Celebrity Poison

I wish our society was not so celebrity obsessed. It has some obvious negative consequences (Exhibit A: Donald Trump for President). It also chews up and spits out individuals. The movie Amy about the late soul singer Amy Winehouse was hard to watch as a beautiful and talented young woman was chewed up and spit out by the celebrity entertainment machine. The people surrounding her, including her husband and father, were more interested in exploiting her than in protecting her.

Amy Winehouse
Amy Winehouse

We think of celebrity as a modern phenomenon intensified by social media and 24 hour news cycles. Recently I read two biographies—one about the Wright Brothers and one about Charles and Anne Morrow Lindburgh. All were famous for achieving something brave that captured the public’s attention. And as a result, all were subject to an intense amount of public and press attention.
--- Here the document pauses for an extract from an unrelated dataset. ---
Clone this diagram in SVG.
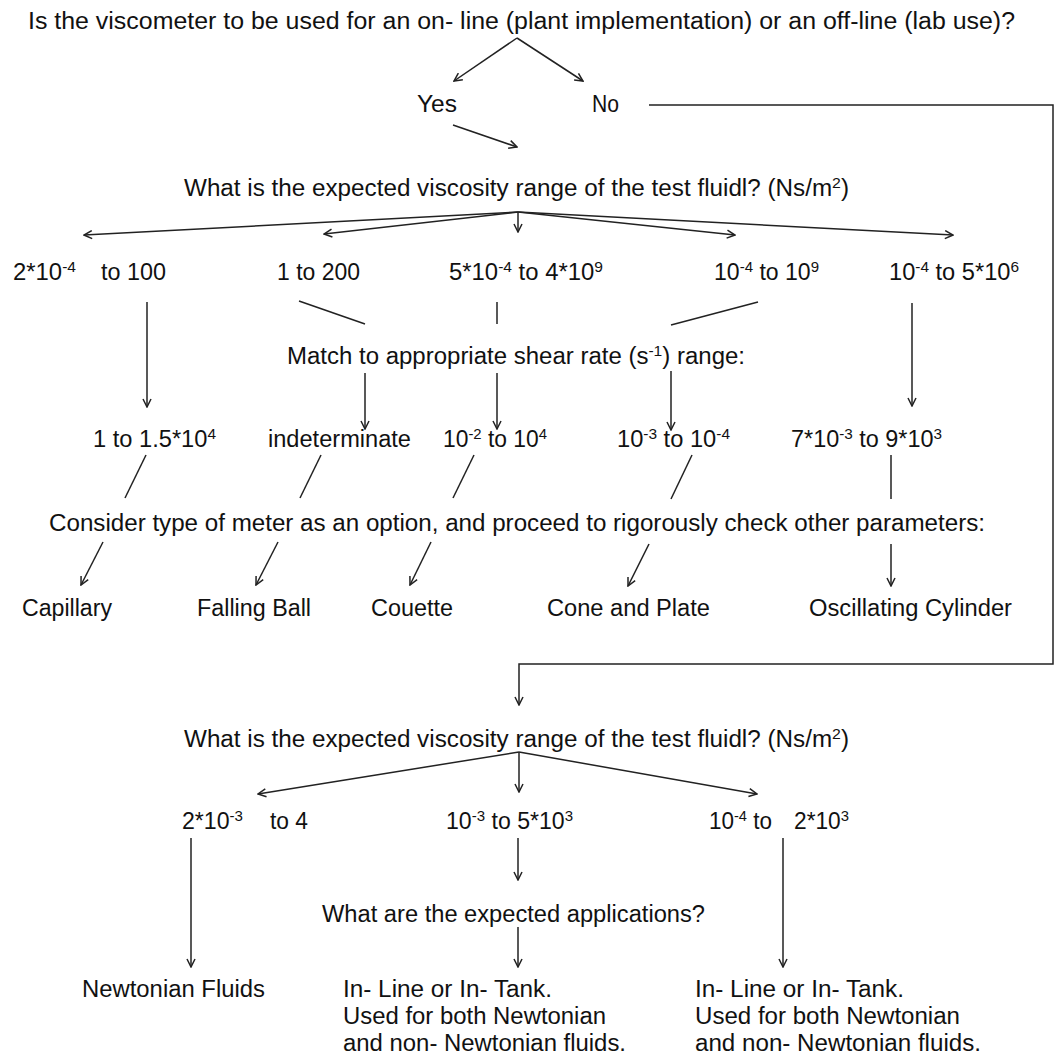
<svg xmlns="http://www.w3.org/2000/svg" width="1054" height="1055" viewBox="0 0 1054 1055">
<style>
text{font-family:"Liberation Sans",Arial,sans-serif;font-size:23px;fill:#111;}
.sup{font-size:15px;}
.c line,.c path{stroke:#222;stroke-width:1.5;fill:none;}
.a{marker-end:url(#ah);}
</style>
<defs>
<marker id="ah" markerUnits="userSpaceOnUse" viewBox="-9 -5 10 10" refX="0" refY="0" markerWidth="10" markerHeight="10" orient="auto">
<path d="M-8,-4 L0,0 L-8,4" fill="none" stroke="#222" stroke-width="1.5"/>
</marker>
</defs>
<rect width="1054" height="1055" fill="#fff"/>
<g class="c" id="connectors">
<line class="a" x1="517" y1="38" x2="454" y2="81"/>
<line class="a" x1="517" y1="38" x2="583" y2="81"/>
<line class="a" x1="453" y1="125" x2="517" y2="147"/>
<path class="a" d="M649,105 H1053 V664 H519 V705"/>
<line class="a" x1="518" y1="212" x2="84" y2="235"/>
<line class="a" x1="518" y1="212" x2="324" y2="234"/>
<line class="a" x1="518" y1="212" x2="518" y2="232"/>
<line class="a" x1="518" y1="212" x2="735" y2="235"/>
<line class="a" x1="518" y1="212" x2="953" y2="235"/>
<line class="a" x1="147" y1="302" x2="147" y2="407"/>
<line x1="299" y1="301" x2="365" y2="324"/>
<line x1="497" y1="302" x2="497" y2="324"/>
<line x1="758" y1="302" x2="671" y2="325"/>
<line class="a" x1="912" y1="303" x2="912" y2="406"/>
<line class="a" x1="365" y1="373" x2="365" y2="429"/>
<line class="a" x1="497" y1="373" x2="497" y2="429"/>
<line class="a" x1="671" y1="371" x2="671" y2="430"/>
<line x1="146" y1="455" x2="125" y2="498"/>
<line x1="321" y1="455" x2="300" y2="498"/>
<line x1="474" y1="455" x2="453" y2="498"/>
<line x1="692" y1="455" x2="671" y2="499"/>
<line x1="891" y1="455" x2="891" y2="499"/>
<line class="a" x1="103" y1="542" x2="81" y2="585"/>
<line class="a" x1="278" y1="542" x2="256" y2="585"/>
<line class="a" x1="431" y1="542" x2="410" y2="585"/>
<line class="a" x1="649" y1="544" x2="628" y2="586"/>
<line class="a" x1="891" y1="544" x2="891" y2="586"/>
<line class="a" x1="519" y1="752" x2="258" y2="794"/>
<line class="a" x1="519" y1="752" x2="519" y2="792"/>
<line class="a" x1="519" y1="752" x2="757" y2="794"/>
<line class="a" x1="191" y1="838" x2="191" y2="967"/>
<line class="a" x1="518" y1="838" x2="518" y2="880"/>
<line class="a" x1="518" y1="927" x2="518" y2="967"/>
<line class="a" x1="783" y1="838" x2="783" y2="967"/>
</g>
<g id="q1"><text x="28" y="29" textLength="987" lengthAdjust="spacingAndGlyphs">Is the viscometer to be used for an on- line (plant implementation) or an off-line (lab use)?</text></g>
<g id="yes"><text x="417" y="112" textLength="40" lengthAdjust="spacingAndGlyphs">Yes</text></g>
<g id="no"><text x="592" y="112" textLength="27" lengthAdjust="spacingAndGlyphs">No</text></g>
<g id="q2"><text x="184" y="196" textLength="665" lengthAdjust="spacingAndGlyphs">What is the expected viscosity range of the test fluidl? (Ns/m<tspan class="sup" dy="-8">2</tspan><tspan dy="8">)</tspan></text></g>
<g id="r1"><text x="13" y="280" textLength="63" lengthAdjust="spacingAndGlyphs">2*10<tspan class="sup" dy="-8">-4</tspan></text><text x="101" y="280" textLength="65" lengthAdjust="spacingAndGlyphs">to 100</text></g>
<g id="r2"><text x="277" y="280" textLength="83" lengthAdjust="spacingAndGlyphs">1 to 200</text></g>
<g id="r3"><text x="449" y="280" textLength="154" lengthAdjust="spacingAndGlyphs">5*10<tspan class="sup" dy="-8">-4</tspan><tspan dy="8"> to 4*10</tspan><tspan class="sup" dy="-8">9</tspan></text></g>
<g id="r4"><text x="714" y="280" textLength="105" lengthAdjust="spacingAndGlyphs">10<tspan class="sup" dy="-8">-4</tspan><tspan dy="8"> to 10</tspan><tspan class="sup" dy="-8">9</tspan></text></g>
<g id="r5"><text x="889" y="280" textLength="130" lengthAdjust="spacingAndGlyphs">10<tspan class="sup" dy="-8">-4</tspan><tspan dy="8"> to 5*10</tspan><tspan class="sup" dy="-8">6</tspan></text></g>
<g id="match"><text x="287" y="364" textLength="458" lengthAdjust="spacingAndGlyphs">Match to appropriate shear rate (s<tspan class="sup" dy="-8">-1</tspan><tspan dy="8">) range:</tspan></text></g>
<g id="s1"><text x="93" y="447" textLength="123" lengthAdjust="spacingAndGlyphs">1 to 1.5*10<tspan class="sup" dy="-8">4</tspan></text></g>
<g id="s2"><text x="268" y="447" textLength="143" lengthAdjust="spacingAndGlyphs">indeterminate</text></g>
<g id="s3"><text x="443" y="447" textLength="104" lengthAdjust="spacingAndGlyphs">10<tspan class="sup" dy="-8">-2</tspan><tspan dy="8"> to 10</tspan><tspan class="sup" dy="-8">4</tspan></text></g>
<g id="s4"><text x="617" y="447" textLength="113" lengthAdjust="spacingAndGlyphs">10<tspan class="sup" dy="-8">-3</tspan><tspan dy="8"> to 10</tspan><tspan class="sup" dy="-8">-4</tspan></text></g>
<g id="s5"><text x="791" y="447" textLength="151" lengthAdjust="spacingAndGlyphs">7*10<tspan class="sup" dy="-8">-3</tspan><tspan dy="8"> to 9*10</tspan><tspan class="sup" dy="-8">3</tspan></text></g>
<g id="consider"><text x="49" y="531" textLength="936" lengthAdjust="spacingAndGlyphs">Consider type of meter as an option, and proceed to rigorously check other parameters:</text></g>
<g id="m1"><text x="22" y="616" textLength="90" lengthAdjust="spacingAndGlyphs">Capillary</text></g>
<g id="m2"><text x="197" y="616" textLength="114" lengthAdjust="spacingAndGlyphs">Falling Ball</text></g>
<g id="m3"><text x="371" y="616" textLength="82" lengthAdjust="spacingAndGlyphs">Couette</text></g>
<g id="m4"><text x="547" y="616" textLength="163" lengthAdjust="spacingAndGlyphs">Cone and Plate</text></g>
<g id="m5"><text x="809" y="616" textLength="203" lengthAdjust="spacingAndGlyphs">Oscillating Cylinder</text></g>
<g id="q3"><text x="184" y="747" textLength="665" lengthAdjust="spacingAndGlyphs">What is the expected viscosity range of the test fluidl? (Ns/m<tspan class="sup" dy="-8">2</tspan><tspan dy="8">)</tspan></text></g>
<g id="l1"><text x="182" y="829" textLength="61" lengthAdjust="spacingAndGlyphs">2*10<tspan class="sup" dy="-8">-3</tspan></text><text x="270" y="829" textLength="38" lengthAdjust="spacingAndGlyphs">to 4</text></g>
<g id="l2"><text x="446" y="829" textLength="127" lengthAdjust="spacingAndGlyphs">10<tspan class="sup" dy="-8">-3</tspan><tspan dy="8"> to 5*10</tspan><tspan class="sup" dy="-8">3</tspan></text></g>
<g id="l3"><text x="709" y="829" textLength="63" lengthAdjust="spacingAndGlyphs">10<tspan class="sup" dy="-8">-4</tspan><tspan dy="8"> to</tspan></text><text x="794" y="829" textLength="55" lengthAdjust="spacingAndGlyphs">2*10<tspan class="sup" dy="-8">3</tspan></text></g>
<g id="apps"><text x="322" y="922" textLength="383" lengthAdjust="spacingAndGlyphs">What are the expected applications?</text></g>
<g id="newt"><text x="82" y="997" textLength="183" lengthAdjust="spacingAndGlyphs">Newtonian Fluids</text></g>
<g id="inline1"><text x="343" y="997" textLength="209" lengthAdjust="spacingAndGlyphs">In- Line or In- Tank.</text><text x="343" y="1024" textLength="263" lengthAdjust="spacingAndGlyphs">Used for both Newtonian</text><text x="343" y="1051" textLength="283" lengthAdjust="spacingAndGlyphs">and non- Newtonian fluids.</text></g>
<g id="inline2"><text x="695" y="997" textLength="209" lengthAdjust="spacingAndGlyphs">In- Line or In- Tank.</text><text x="695" y="1024" textLength="265" lengthAdjust="spacingAndGlyphs">Used for both Newtonian</text><text x="695" y="1051" textLength="286" lengthAdjust="spacingAndGlyphs">and non- Newtonian fluids.</text></g>
</svg>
For the Lindburghs, it was often suffocating and tragically resulted in the kidnapping and death of their first child. Journalists did not let up in spite of the tremendous impact of their collective actions. The kidnapping was in the early 1930s—well before television. Yet the willingness of journalists to trample on their privacy for a story or a photo was relentless.

Wilbur and Oroville Wright
Wilbur and Oroville Wright

Even earlier in history, Oroville and Wilbur Wright invented flight in 1904. They toiled away at Kitty Hawk, North Carolina in obscurity for several years and then caught the public’s imagination with their aerial demonstrations. People in Europe and America could not get enough of the Wright brothers. According to biographer David McCullough, they handled the pressure and attention extremely well without letting it change them.

This can be attributed to the wisdom of their father, Bishop Milton Wright.

He was a steadying influence on his 5 children including Wilbur and Oroville. The Bishop liked to preach the futility of craving fame. “Enjoy fame ere its decadence, for I have realized the emptiness of its trumpet blasts.” He had written Wilbur, and quoted favorite lines from the Irish poet Thomas Moore:

And false the light on glory’s plume

           As fading lines of even.

David McCullough, The Wright Brothers New York: Simon and Schuster, 2015, p. 188.

Once upon a time people did not seek out fame as an end in of itself. Celebrity used to be connected to achievement. David Brooks in his book, The Road to Character, decries the change from the culture of humility to the culture of the Big Me.

It wasn’t hard to find such data. For example, in 1950, the Gallup Organization asked high school seniors if they considered themselves to be a very important person. At that point, 12 percent said yes. The same question was asked in 2005, and this time it wasn’t 12 percent who considered themselves very important, it was 80 percent.

David Brooks, The Road to Character, New York: Random House: 2015, page 6.

I remember when I was managing and employee in the advent of reality television. At the time there was only MTV shows and Survivor. I asked him about his career goals and my mouth dropped open when he said that one of his goals was to be a reality tv star. I think I may have even said, “That is not a career goal.” My statement was very out of touch to the new realities, but like my grandparents with their “I remember when bread was a nickel.” I remember when fame was connected to some real achievement.

Are we at the apex of the Big Me? How will we recover? This is one of David Brooks’ motivations for writing The Road to Character. He wanted to provide profiles of what he sees as real leadership in the same way a chef wants to give us real homemade food to put the instant processed food in context.

How else can we raise the flag of leadership in service of others?